T420249 implemented the logging necessary for us to log cases when edit Checks and Suggestions could not be shown.

This task involves the work of investigating what could explain why we are seeing cases where Paste and TextMatch Checks are failing to generate:

image.png (1×2 px, 296 KB)

Requirements

  • Document what (if any) patterns you see among cases where Paste and TextMatch Checks are failing to generate
    • Documented in comments
  • Document hypotheses that could explain cases where Paste and TextMatch Checks are failing to generate
    • Documented in comments
  • File any follow-on ticket(s) that might be needed to stem these errors

Links

https://thanos.wikimedia.org/graph?g0.expr=mediawiki_editcheck_errors_total&g0.tab=0&g0.stacked=0&g0.range_input=2d&g0.max_source_resolution=0s&g0.deduplicate=1&g0.partial_response=1&g0.store_matches=%5B%5D&g0.engine=prometheus&g0.analyze=0&g0.tenant=


Thank you to @DLynch for spotting the need for this task.

Event Timeline

It's possible we'll need more logging for this -- we're currently just logging a count of "sessions in which this check experienced an error". So we know that a given type of check is erroring, but absolutely no details about why.
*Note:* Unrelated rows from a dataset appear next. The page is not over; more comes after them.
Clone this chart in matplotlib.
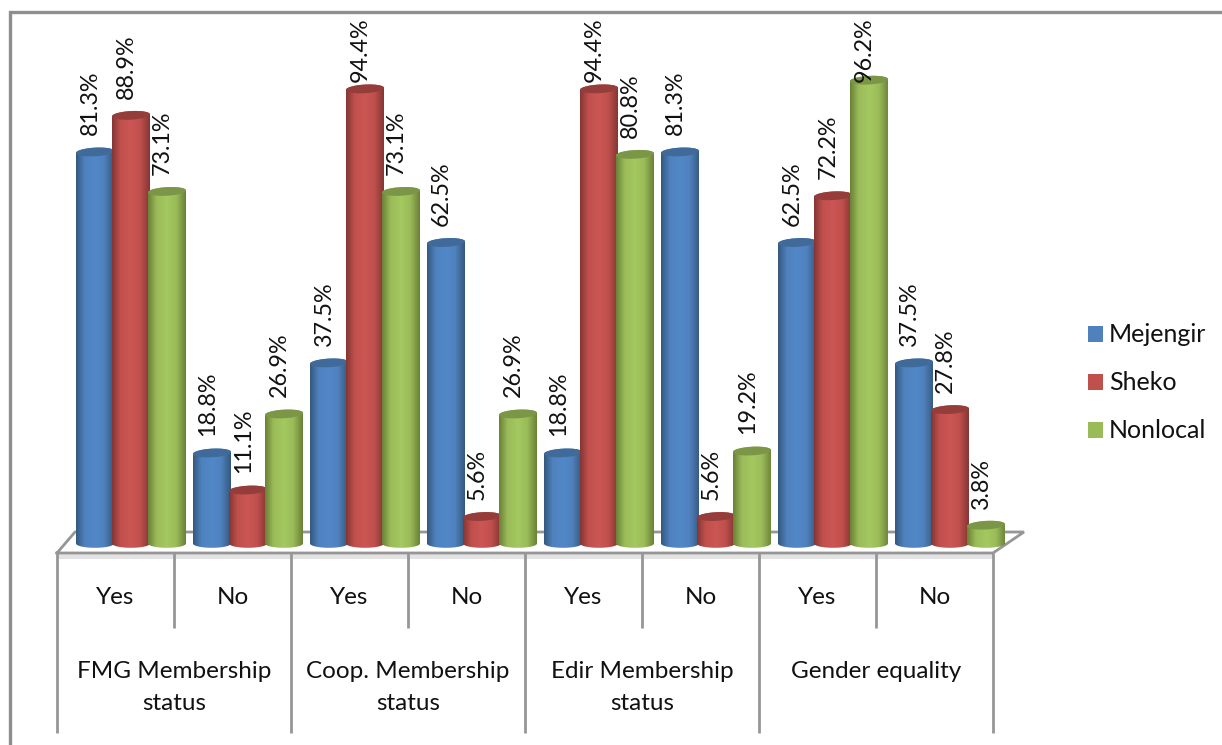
import numpy as np
import matplotlib
matplotlib.use("Agg")
import matplotlib.pyplot as plt
from matplotlib.patches import Patch, Polygon
from matplotlib.colors import LinearSegmentedColormap

plt.rcParams['font.family'] = ['Lato', 'DejaVu Sans']

answers = ["Yes", "No", "Yes", "No", "Yes", "No", "Yes", "No"]
groups = ["FMG Membership\nstatus", "Coop. Membership\nstatus", "Edir Membership\nstatus", "Gender equality"]
series = ["Mejengir", "Sheko", "Nonlocal"]
mejengir = [81.3, 18.8, 37.5, 62.5, 18.8, 81.3, 62.5, 37.5]
sheko = [88.9, 11.1, 94.4, 5.6, 94.4, 5.6, 72.2, 27.8]
nonlocal_ = [73.1, 26.9, 73.1, 26.9, 80.8, 19.2, 96.2, 3.8]
values = [mejengir, sheko, nonlocal_]
legend_colors = ["#4F81BD", "#C0504D", "#9BBB59"]
edge_colors = ["#34597F", "#853634", "#6A8236"]
mid_colors = ["#5288C8", "#CC5654", "#A4C960"]
top_colors = ["#3F6A99", "#943D3B", "#7C9647"]

W, H = 1222, 745
fig = plt.figure(figsize=(W / 100, H / 100), dpi=100, facecolor="white")

# pixel-space layer for the furniture
px = fig.add_axes([0, 0, 1, 1], zorder=1)
px.set_xlim(0, W); px.set_ylim(H, 0); px.axis("off")

# data layer: one x unit = one category, y in percent
CAT_PX = 117.0
Y_PX = 4.816
ZERO_PX = 543.5
CENTER0_PX = 131.0
ax = fig.add_axes([0, 0, 1, 1], zorder=2)
ax.patch.set_alpha(0)
xlim = (-CENTER0_PX / CAT_PX, (W - CENTER0_PX) / CAT_PX)
ylim = ((ZERO_PX - H) / Y_PX, ZERO_PX / Y_PX)
ax.axis("off")

grey = "#969696"
lw = 2.0
# chart frame
px.plot([10, 10, W], [H, 12, 12], color="#8E8E8E", lw=2.4, solid_capstyle="butt", solid_joinstyle="miter")
# floor
px.plot([57, 75, 1024, 993, 57], [553, 532, 532, 553, 553], color=grey, lw=lw, solid_joinstyle="miter", zorder=2)
px.fill([57, 993, 993, 57], [554, 554, 559, 559], color="#E3E3E3", lw=0, zorder=1)
# category separators
for i in range(9):
    x = 57 + i * CAT_PX
    px.plot([x, x], [553, 733 if i % 2 == 0 else 628], color=grey, lw=lw, solid_capstyle="butt", zorder=2)
for i, a in enumerate(answers):
    px.text(57 + (i + .5) * CAT_PX, 598, a, ha="center", va="center", fontsize=17.5, color="#111111")
for i, g in enumerate(groups):
    px.text(57 + (2 * i + 1) * CAT_PX, 687.5 if "\n" in g else 672, g, ha="center", va="center",
            fontsize=17.5, color="#111111", linespacing=1.62)

BAR_PX = 38.0
STEP_PX = 36.0
half_w = BAR_PX / 2 / CAT_PX
ell_h = 4.3 / Y_PX
tilt = 1.0 / Y_PX
t = np.linspace(0, 2 * np.pi, 73)
LABEL_GAP = 3.46    # label anchor above the bar top, percent units
LABEL_MAX = 95.8    # tall labels are held inside the plot area, as in the original
for s, vals in enumerate(values):
    cmap = LinearSegmentedColormap.from_list(
        series[s],
        [(0, edge_colors[s]), (.22, legend_colors[s]), (.5, mid_colors[s]),
         (.75, legend_colors[s]), (1, edge_colors[s])])
    for c, v in enumerate(vals):
        cx = c + (s - 1) * STEP_PX / CAT_PX
        # body: straight sides with rounded bottom and top
        a = np.linspace(np.pi, 2 * np.pi, 37)
        bx = cx + half_w * np.cos(a)
        by = ell_h * np.sin(a)
        a2 = np.linspace(0, np.pi, 37)
        tx = cx + half_w * np.cos(a2)
        ty = v + ell_h * np.sin(a2) + tilt * np.cos(a2)
        body = Polygon(np.column_stack([np.r_[bx, tx], np.r_[by, ty]]), closed=True,
                       transform=ax.transData, facecolor="none", edgecolor="none")
        ax.add_patch(body)
        body.set_zorder(2 + s + c * 3)
        im = ax.imshow(np.linspace(0, 1, 64).reshape(1, -1), cmap=cmap, aspect="auto",
                       extent=(cx - half_w, cx + half_w, -ell_h, v + ell_h + tilt),
                       zorder=2 + s + c * 3, interpolation="bilinear")
        im.set_clip_path(body)
        ax.fill(cx + half_w * np.cos(t), v + ell_h * np.sin(t) + tilt * np.cos(t),
                color=top_colors[s], lw=0, zorder=2.5 + s + c * 3)
        ax.annotate(f"{v:.1f}%", (cx, min(v + LABEL_GAP, LABEL_MAX)), xytext=(-3.5, 0),
                    textcoords="offset points",
                    rotation=90, ha="center", va="bottom", fontsize=16.8, color="#111111",
                    zorder=100, rotation_mode="default")
ax.set_xlim(*xlim)
ax.set_ylim(*ylim)

handles = [Patch(facecolor=col, edgecolor="none", label=n) for col, n in zip(legend_colors, series)]
leg = ax.legend(handles=handles, loc="center left", bbox_to_anchor=(1088 / W, 1 - 383 / H),
                frameon=False, fontsize=18, labelspacing=1.0, handlelength=.6, handleheight=.6,
                handletextpad=.24, borderpad=0, borderaxespad=0, labelcolor="#111111")

fig.savefig("out.png", dpi=100, facecolor="white")
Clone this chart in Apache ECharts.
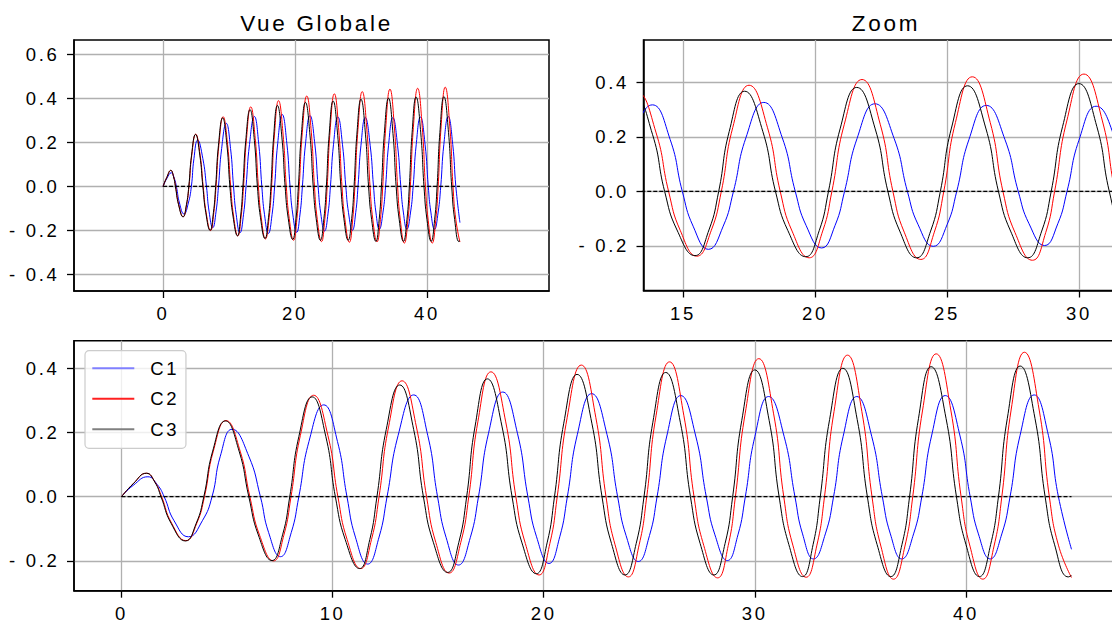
<!DOCTYPE html>
<html>
<head>
<meta charset="utf-8">
<script src="https://cdn.jsdelivr.net/npm/echarts@6.0.0/dist/echarts.min.js"></script>
<style>
  html, body { margin: 0; padding: 0; background: #fff; }
  #chart { width: 1112px; height: 627px; letter-spacing: 2.7px; }
</style>
</head>
<body>
<div id="chart"></div>
<script>
// points: peaks, troughs, zero crossings and mid-height points on each flank
const c1 = [[0,0],[0.55,0.035],[1.25,0.062],[1.7,0.037],[2.02,0],[2.49,-0.075],[3.17,-0.125],[3.83,-0.075],[4.29,0],
  [4.68,0.126],[5.24,0.21],[6.03,0.126],[6.58,0],[6.97,-0.112],[7.53,-0.187],[8.04,-0.112],[8.4,0],
  [8.88,0.172],[9.58,0.286],[10.23,0.172],[10.68,0],[11.08,-0.126],[11.66,-0.21],[12.2,-0.126],[12.58,0],
  [13.1,0.19],[13.84,0.317],[14.51,0.19],[14.97,0],[15.38,-0.128],[15.96,-0.213],[16.52,-0.128],[16.91,0],
  [17.38,0.196],[18.06,0.326],[18.76,0.196],[19.25,0],[19.66,-0.125],[20.25,-0.208],[20.76,-0.125],[21.12,0],
  [21.59,0.193],[22.27,0.321],[23.0,0.193],[23.5,0],[23.9,-0.121],[24.48,-0.202],[25.01,-0.121],[25.37,0],
  [25.83,0.189],[26.49,0.315],[27.2,0.189],[27.7,0],[28.11,-0.119],[28.7,-0.199],[29.2,-0.119],[29.55,0],
  [30.0,0.187],[30.65,0.312],[31.39,0.187],[31.9,0],[32.26,-0.116],[32.78,-0.194],[33.34,-0.116],[33.73,0],
  [34.18,0.187],[34.83,0.312],[35.54,0.187],[36.04,0],[36.42,-0.116],[36.96,-0.194],[37.52,-0.116],[37.91,0],
  [38.37,0.189],[39.02,0.315],[39.72,0.189],[40.2,0],[40.59,-0.116],[41.15,-0.194],[41.7,-0.116],[42.09,0],
  [42.56,0.19],[43.23,0.317],[43.91,0.19],[44.38,0],[45,-0.164]];
const c2 = [[0,0],[0.55,0.04],[1.18,0.073],[1.6,0.044],[1.9,0],[2.37,-0.082],[3.05,-0.137],[3.57,-0.082],[3.93,0],
  [4.35,0.142],[4.95,0.237],[5.62,0.142],[6.08,0],[6.54,-0.12],[7.2,-0.2],[7.69,-0.12],[8.03,0],
  [8.47,0.19],[9.1,0.316],[9.78,0.19],[10.25,0],[10.69,-0.134],[11.33,-0.224],[11.84,-0.134],[12.2,0],
  [12.65,0.217],[13.29,0.361],[13.97,0.217],[14.45,0],[14.89,-0.143],[15.52,-0.238],[16.07,-0.143],[16.45,0],
  [16.88,0.233],[17.5,0.389],[18.2,0.233],[18.68,0],[19.13,-0.146],[19.78,-0.244],[20.29,-0.146],[20.64,0],
  [21.11,0.246],[21.78,0.41],[22.47,0.246],[22.95,0],[23.38,-0.15],[24.01,-0.25],[24.52,-0.15],[24.88,0],
  [25.32,0.252],[25.96,0.42],[26.64,0.252],[27.12,0],[27.58,-0.152],[28.24,-0.253],[28.74,-0.152],[29.08,0],
  [29.54,0.258],[30.19,0.43],[30.89,0.258],[31.37,0],[31.8,-0.151],[32.43,-0.251],[32.94,-0.151],[33.3,0],
  [33.75,0.265],[34.39,0.441],[35.07,0.265],[35.55,0],[35.97,-0.154],[36.57,-0.257],[37.11,-0.154],[37.48,0],
  [37.94,0.267],[38.59,0.445],[39.29,0.267],[39.77,0],[40.19,-0.154],[40.8,-0.257],[41.33,-0.154],[41.7,0],
  [42.14,0.27],[42.77,0.45],[43.47,0.27],[43.95,0],[44.38,-0.151],[45,-0.252]];
const c3 = [[0,0],[0.55,0.04],[1.18,0.073],[1.59,0.044],[1.87,0],[2.35,-0.083],[3.03,-0.138],[3.54,-0.083],[3.9,0],
  [4.32,0.142],[4.92,0.236],[5.57,0.142],[6.03,0],[6.48,-0.119],[7.13,-0.199],[7.63,-0.119],[7.97,0],
  [8.4,0.187],[9.03,0.311],[9.68,0.187],[10.13,0],[10.6,-0.134],[11.28,-0.224],[11.76,-0.134],[12.1,0],
  [12.54,0.209],[13.18,0.348],[13.84,0.209],[14.3,0],[14.77,-0.142],[15.45,-0.236],[15.98,-0.142],[16.35,0],
  [16.75,0.22],[17.33,0.367],[18.02,0.22],[18.5,0],[18.97,-0.144],[19.65,-0.24],[20.16,-0.144],[20.51,0],
  [20.95,0.229],[21.58,0.381],[22.28,0.229],[22.76,0],[23.21,-0.146],[23.85,-0.244],[24.38,-0.146],[24.75,0],
  [25.17,0.232],[25.78,0.387],[26.47,0.232],[26.95,0],[27.41,-0.146],[28.06,-0.244],[28.59,-0.146],[28.95,0],
  [29.38,0.237],[30.0,0.395],[30.68,0.237],[31.15,0],[31.61,-0.149],[32.26,-0.249],[32.76,-0.149],[33.1,0],
  [33.54,0.24],[34.17,0.4],[34.85,0.24],[35.33,0],[35.79,-0.149],[36.44,-0.249],[36.97,-0.149],[37.33,0],
  [37.75,0.243],[38.35,0.405],[39.06,0.243],[39.55,0],[40.0,-0.149],[40.64,-0.249],[41.17,-0.149],[41.54,0],
  [41.96,0.244],[42.57,0.407],[43.27,0.244],[43.75,0],[44.2,-0.15],[44.85,-0.25],[45,-0.246]];
const zeroLine = [[0,0],[45,0]];

const names = ['C1','C2','C3'];
const xTicksGlobal = [0,20,40];
const xTicksZoom = [15,20,25,30];
const xTicksFull = [0,10,20,30,40];
const yTicksGlobal = [-0.4,-0.2,0,0.2,0.4,0.6];
const yTicksZoom = [-0.2,0,0.2,0.4];
const yTicksFull = [-0.2,0,0.2,0.4];

const font = "'Liberation Sans', Arial, sans-serif";
const colors = ['#0000ff','#ff0000','#000000'];

let chart = echarts.init(document.getElementById('chart'), null, {renderer: 'svg'});

function makeAxis(gridIndex, min, max, ticks, isY) {
  return {
    type: 'value', gridIndex: gridIndex, min: min, max: max,
    axisLine: {show: true, onZero: false, lineStyle: {color: '#000', width: 1.5}},
    axisTick: {show: true, customValues: ticks, length: 7, lineStyle: {color: '#000', width: 1.3}},
    axisLabel: {
      customValues: ticks, margin: isY ? 14.5 : 13, color: '#000', fontSize: 18.5, fontFamily: font,
      formatter: isY ? (v => v < -1e-9 ? '- ' + (-v).toFixed(1) : Math.abs(v).toFixed(1)) : (v => String(v))
    },
    splitLine: {show: true, lineStyle: {color: '#b0b0b0', width: 1.3}}
  };
}

function seriesFor(idx) {
  let list = [c1, c2, c3].map((d, i) => ({
    type: 'line', name: names[i], xAxisIndex: idx, yAxisIndex: idx,
    data: d, smooth: 0.5, symbol: 'none', showSymbol: false,
    lineStyle: {color: colors[i], width: 1}, itemStyle: {color: colors[i]}
  }));
  list.push({
    type: 'line', name: 'zero', xAxisIndex: idx, yAxisIndex: idx,
    data: zeroLine, symbol: 'none', showSymbol: false,
    lineStyle: {color: '#000', width: 1.2, type: [4, 2]}
  });
  return list;
}

const gridBase = {show: true, borderColor: '#000', borderWidth: 1.5, backgroundColor: 'transparent', containLabel: false, outerBoundsMode: 'none'};

chart.setOption({
  animation: false,
  title: [
    {text: 'Vue Globale', left: 311.5, top: 7, textAlign: 'center',
     textStyle: {fontSize: 22.5, fontWeight: 'normal', color: '#000', fontFamily: font}},
    {text: 'Zoom', left: 881, top: 7, textAlign: 'center',
     textStyle: {fontSize: 22.5, fontWeight: 'normal', color: '#000', fontFamily: font}}
  ],
  grid: [
    Object.assign({left: 74, top: 40, width: 475, height: 251}, gridBase),
    Object.assign({left: 643.5, top: 40, width: 475, height: 250.5}, gridBase),
    Object.assign({left: 74, top: 340.7, width: 1045, height: 250}, gridBase)
  ],
  xAxis: [
    makeAxis(0, -13.5, 58.5, xTicksGlobal, false),
    makeAxis(1, 13.5, 31.5, xTicksZoom, false),
    makeAxis(2, -2.25, 47.25, xTicksFull, false)
  ],
  yAxis: [
    makeAxis(0, -0.474, 0.664, yTicksGlobal, true),
    makeAxis(1, -0.364, 0.555, yTicksZoom, true),
    makeAxis(2, -0.293, 0.486, yTicksFull, true)
  ],
  legend: {
    data: [
      {name: 'C1', icon: 'rect', itemStyle: {color: '#8080ff'}},
      {name: 'C2', icon: 'rect', itemStyle: {color: '#ff2020'}},
      {name: 'C3', icon: 'rect', itemStyle: {color: '#808080'}}
    ],
    orient: 'vertical', left: 85, top: 350.7, z: 10,
    itemWidth: 42, itemHeight: 2, itemGap: 10.5,
    padding: [7.6, 12, 9, 7.3],
    backgroundColor: 'rgba(255,255,255,0.8)', borderColor: '#cccccc', borderWidth: 1.2, borderRadius: 4,
    textStyle: {fontSize: 18.5, color: '#000', fontFamily: font, lineHeight: 20, padding: [0, 0, 0, 11]},
    selectedMode: false
  },
  series: [].concat(seriesFor(0), seriesFor(1), seriesFor(2))
});
</script>
</body>
</html>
So if investigating the code for the check in the knowledge that an error is occurring doesn't turn anything up, we might want to go and e.g. start pouring the actual errors into the normal site JS error logging.

ppelberg set the point value for this task to 2.Mar 30 2026, 5:43 PM

Per planning meeting, we're going to allocate no more than 1 day to to start.

ppelberg lowered the priority of this task from High to Medium.Mar 31 2026, 9:32 PM

Ok, I did some digging. Here's a summary of my observations so far. I'll continue to dig today/tomorrow.

> 1000 per day:

Tone

  • Highest error rate across all checks. Upwards of 5000 per day since April 2. I suspect it's because of rate-limiting.

Disambiguation

  • Second highest error rate across all checks. Upwards of 1400 per day since April 2. I haven't been able to catch this in the wild yet.

Around 200 per day:

TextMatch

  • I've seen errors randomly, and can't recreate it twice on the same article. But when I do observe them, it's because of an error in importing a match item config that's defined elsewhere. I saw this on enwiki with the MediaWiki:Editcheck-config-textmatch-british-english.json config and on ruwiki with MediaWiki:Editcheck-config-LLM.json.
    • I don't know yet why it's occasionally failing to import them, but I suspect the errors we're seeing are mostly because of this.

RequiredTemplateParam

Other:

ExternalLink and Paste

  • These have had a few (~20) errors per day, but I haven't seen them in the wild and haven't been able to characterize them yet.

One note: it'd be helpful if we could add wiki as a label on the metric.

Ok, I've filed T423021 for TextMatch and T423022 for RequiredTemplateParams.

The few times that I did encounter errors with Disambiguation, it seemed to be because of a network timeout/some other network error with the api call. I don't think the fact that the api call is occasionally rejecting is concerning, but maybe we could have some re-queue logic in ApiResponseCache in the case of an 'http' code. That way it's not just returning the rejected promise every time. Not sure though - it'd be helpful to get input from another engineer for this.